Paul Jackson, Head of Research at Source, commented: “A sombre interpretation of our analysis is that the indicators are predicting a recession and, as the Fed has limited scope to loosen, it could be quite bad. In this case, treasuries and gold may be the only places to hide.

“But given it has been a gentle walk rather than a sprint, it is easy to imagine that the US economy retains some energy. The optimistic interpretation is that the recent weakening of stocks, profits and investment was associated with the weak growth of the last year, rather than with a classic recession.

“If that is the case, the fact that wage and price inflation is not excessive, that the Fed is tightening only very slowly and that the yield curve is far from negative gives some hope that this cycle will get a second wind over the coming quarters. If so, stocks will go higher.”

Source analysis2 shows weakening investment and declines in both US companies’ profits and the stockmarket have tended to precede the last eight recessions and all three have occurred over the last two years. However, they can also emit false signals. For example, stocks have produced 18 such signals since 1951 and profits have done so on 21 occasions and investment 22 times since 1950. Yet there have only been eight recessions over the same period.

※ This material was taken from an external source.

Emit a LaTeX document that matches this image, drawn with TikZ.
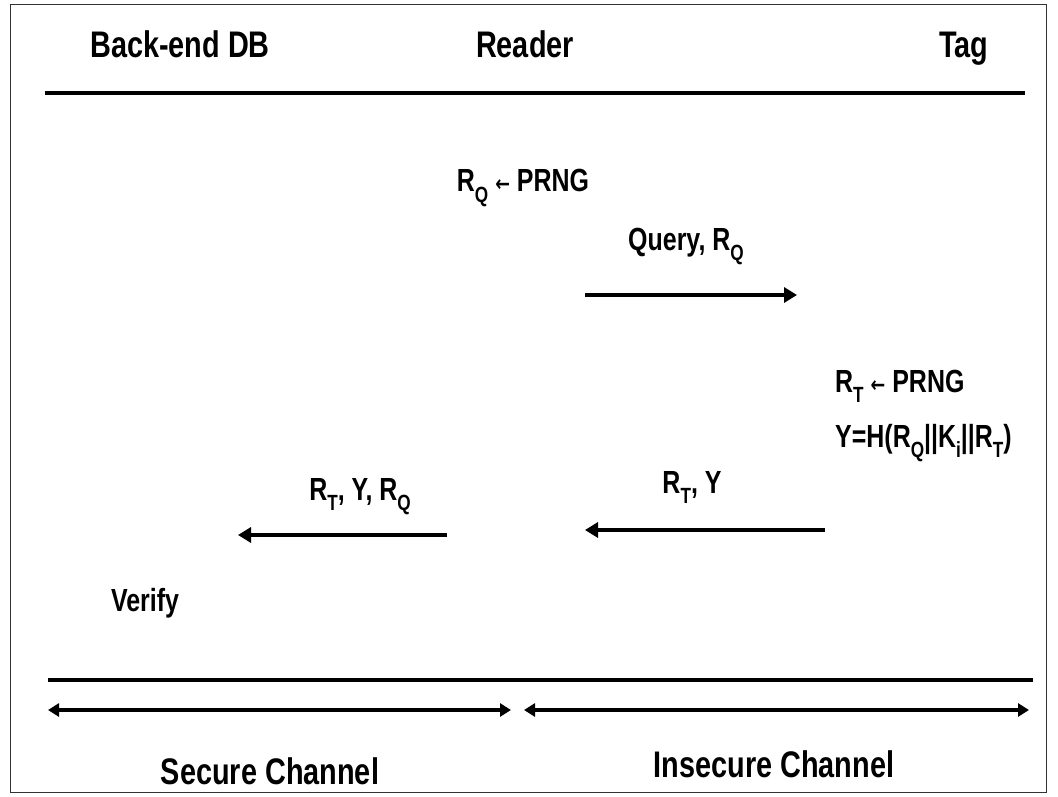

However, when these indicators coincide their predictive track record is more consistent. The analysis shows there have been six occasions when all three measures were aligned and recessions followed on five of these occasions. The current situation is different in that the S&P 500 has not had two successive down quarters, although it has been close: the previous three quarters have yielded growth of just 0.9%, 0.8% and 1.4%.

 

1Recession is defined as two successive quarters of negative growth

2Source: Datastream and Source Research. The quoted growth rates show annualised quarterly growth in GDP.